Prof. Samuel Xavier de Souza's research targets scalability and energy efficiency of parallel systems by attempting to optimally match hardware and software. In recent years, the focus of their research has been on improving energy efficiency of computation. It proved to be viable to convert parallel software scalability into energy efficiency of parallel hardware. Simulation and results from real hardware show a factor of up to 3x energy reduction while maintaining performance. Currently, they are interested in the validation and refinement of power models for homogeneous and heterogeneous architectures in order to accurately predict energy savings.

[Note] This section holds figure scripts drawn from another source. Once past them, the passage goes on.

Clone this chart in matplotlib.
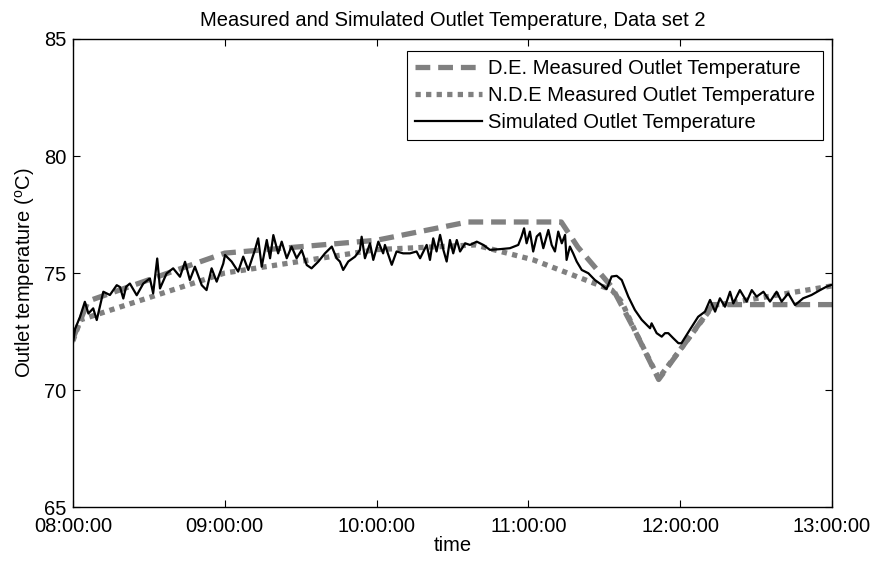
import matplotlib
matplotlib.use("Agg")
import matplotlib.pyplot as plt

plt.rcParams['font.family'] = ['Liberation Sans', 'DejaVu Sans']
plt.rcParams['mathtext.fontset'] = 'custom'
plt.rcParams['mathtext.rm'] = 'Liberation Sans'

# minutes after 08:00
de_t = [0, 6, 60, 120, 156, 193, 199.6, 213, 222, 231.5, 253, 300]
de_v = [72.2, 73.8, 75.85, 76.4, 77.18, 77.18, 76.1, 74.4, 72.56, 70.45, 73.65, 73.65]

nde_t = [0, 3, 60, 120, 159, 182, 213, 217, 222, 231.5, 253, 300]
nde_v = [72.1, 73.0, 75.0, 76.0, 76.2, 75.56, 74.27, 73.75, 72.56, 70.5, 73.6, 74.45]

sim_t = [0, 0.8, 2.8, 4.7, 6.1, 8.0, 9.4, 12.0, 14.6, 17.3, 18.6, 19.9, 21.0, 22.5,
         25.2, 27.8, 30.4, 31.7, 33.3, 34.4, 37.0, 39.6, 42.3, 44.3, 46.2, 48.2,
         50.9, 52.8, 54.8, 56.8, 59.4, 60.1, 62.7, 65.3, 67.3, 69.3, 71.9, 73.2,
         74.6, 76.6, 77.9, 79.2, 81.1, 82.5, 84.5, 86.4, 88.4, 90.4, 92.4, 94.3,
         97.0, 99.6, 102.3, 104.2, 105.5, 106.8, 108.8, 111.5, 113.4, 114.1, 115.4,
         117.4, 118.7, 120.7, 122.6, 123.3, 126.0, 127.9, 130.5, 133.2, 135.8,
         137.2, 139.8, 141.1, 142.4, 143.7, 145.1, 146.4, 147.7, 149.0, 150.3,
         151.7, 153.0, 155.0, 156.9, 159.6, 162.2, 164.8, 168.8, 172.7, 176.0,
         177.3, 178.3, 179.3, 180.6, 181.9, 183.3, 184.6, 185.9, 187.9, 189.2,
         190.5, 191.8, 193.2, 194.5, 195.1, 196.4, 197.7, 199.1, 201.1, 203.7,
         206.3, 209.0, 210.9, 212.9, 214.9, 216.9, 219.5, 222.1, 224.8, 228.1,
         228.7, 230.7, 232.7, 234.0, 235.3, 237.3, 239.3, 240.5, 243.8, 247.1,
         249.8, 251.8, 253.8, 255.7, 257.7, 259.7, 261.0, 263.6, 266.3, 268.3,
         270.2, 272.9, 275.5, 278.1, 280.1, 282.7, 285.4, 288.6, 291.9, 295.3,
         297.9, 300]
sim_v = [72.0, 72.6, 73.13, 73.77, 73.27, 73.49, 72.99, 74.2, 74.06, 74.48, 74.4, 73.91, 74.41, 74.55,
         74.05, 74.55, 74.77, 74.13, 75.62, 74.34, 74.98, 75.2, 74.84, 75.48, 74.7, 75.27,
         74.48, 74.27, 75.2, 74.63, 75.4, 75.77, 75.49, 75.06, 75.7, 75.13, 75.98, 76.48,
         75.27, 76.41, 75.63, 76.62, 75.84, 76.34, 75.63, 76.13, 75.63, 75.98, 75.34, 75.2,
         75.49, 75.84, 76.13, 75.63, 75.49, 75.13, 75.49, 75.7, 75.98, 76.55, 75.63,
         76.27, 75.56, 76.34, 75.84, 76.2, 75.35, 75.92, 75.84, 75.84, 75.92,
         75.63, 76.2, 75.56, 76.48, 75.92, 76.63, 75.99, 75.49, 76.41, 75.84,
         76.41, 75.92, 76.27, 76.2, 76.34, 76.2, 75.99, 76.02, 76.06, 76.2,
         76.56, 76.91, 76.27, 76.77, 75.92, 76.56, 76.7, 76.06, 76.84, 76.2,
         75.92, 76.77, 76.27, 76.63, 75.56, 76.13, 75.84, 75.49, 75.13, 74.99,
         74.7, 74.49, 74.31, 74.85, 74.88, 74.7, 73.99, 73.42, 73.0, 72.64,
         72.85, 72.43, 72.28, 72.43, 72.43, 72.21, 72.0, 72.0, 72.57, 73.13,
         73.35, 73.85, 73.35, 73.92, 73.56, 74.2, 73.7, 74.27, 73.78, 74.27,
         73.99, 74.2, 73.78, 74.2, 73.78, 74.13, 73.63, 73.92, 74.06, 74.27,
         74.42, 74.5]

tick_pos = [0, 60, 120, 180, 240, 300]
tick_lbl = ['08:00:00', '09:00:00', '10:00:00', '11:00:00', '12:00:00', '13:00:00']

fs = 14.5

fig = plt.figure(figsize=(8.78, 5.66), dpi=100)
ax = fig.add_axes([0.0831, 0.1042, 0.8645, 0.8269])

gray = '#808080'
ax.plot(de_t, de_v, color=gray, lw=3.8, dashes=(2.8, 1.5), dash_capstyle='butt',
        label='D.E. Measured Outlet Temperature')
ax.plot(nde_t, nde_v, color=gray, lw=3.8, dashes=(1, 1), dash_capstyle='butt',
        label='N.D.E Measured Outlet Temperature')
ax.plot(sim_t, sim_v, color='k', lw=1.6, label='Simulated Outlet Temperature')

ax.set_xlim(0, 300)
ax.set_ylim(65, 85)
ax.set_xticks(tick_pos)
ax.set_xticklabels(tick_lbl)
ax.set_yticks([65, 70, 75, 80, 85])
ax.tick_params(direction='in', top=True, right=True, length=5, width=0.8,
               labelsize=fs)
ax.tick_params(axis='x', pad=7)
ax.tick_params(axis='y', pad=5)
for s in ax.spines.values():
    s.set_linewidth(1.0)

ax.set_title('Measured and Simulated Outlet Temperature, Data set 2', fontsize=fs, pad=9)
ax.set_xlabel('time', fontsize=fs, labelpad=0)
ax.set_ylabel(r'Outlet temperature ($^{\mathrm{o}}$C)', fontsize=fs, labelpad=5)

leg = ax.legend(loc='upper right', bbox_to_anchor=(0.988, 0.974), borderaxespad=0,
                fontsize=fs, fancybox=False, framealpha=1, edgecolor='k',
                handlelength=3.3, handletextpad=0.3, labelspacing=0.4, borderpad=0.4)
leg.get_frame().set_linewidth(0.8)

fig.savefig('out.png', dpi=100)
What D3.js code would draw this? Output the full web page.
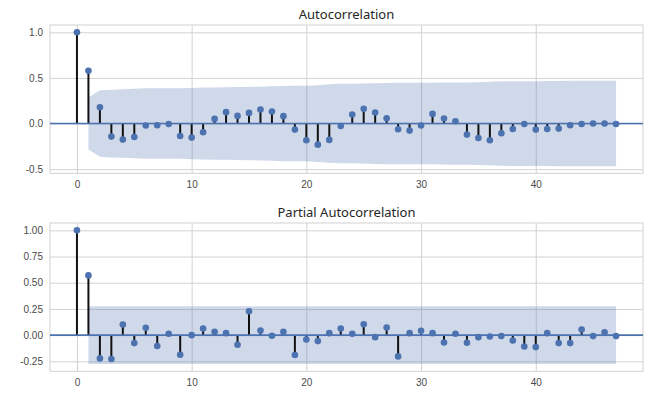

Energy consumption, however, is generally second to performance as application design goal, mainly due to the absence of general programming tools suitable to understand and subsequently improve energy efficiency. There exist many tools to assess software performance, but there are limited tools that relate energy to the developer's code. Such information, when available, can be valuable to energy critical systems such as wireless sensors, IoT, and other systems that operate on batteries or need a lot of power for computation. Most programmers are not familiar with techniques used to measure the target hardware and therefore they must rely on an approach that makes energy transparent at the development level while being sufficiently accurate.

Together with Prof. Kerstin Eder, from the University of Bristol, Samuel has accepted the challenge to develop a framework with tools that can deliver clear and relevant information in order to empower the programmer to make energy a first class design goal. This should allow HPC systems to be more economic, battery-powered devices more autonomous, and energy harvesting more usable for the IoT.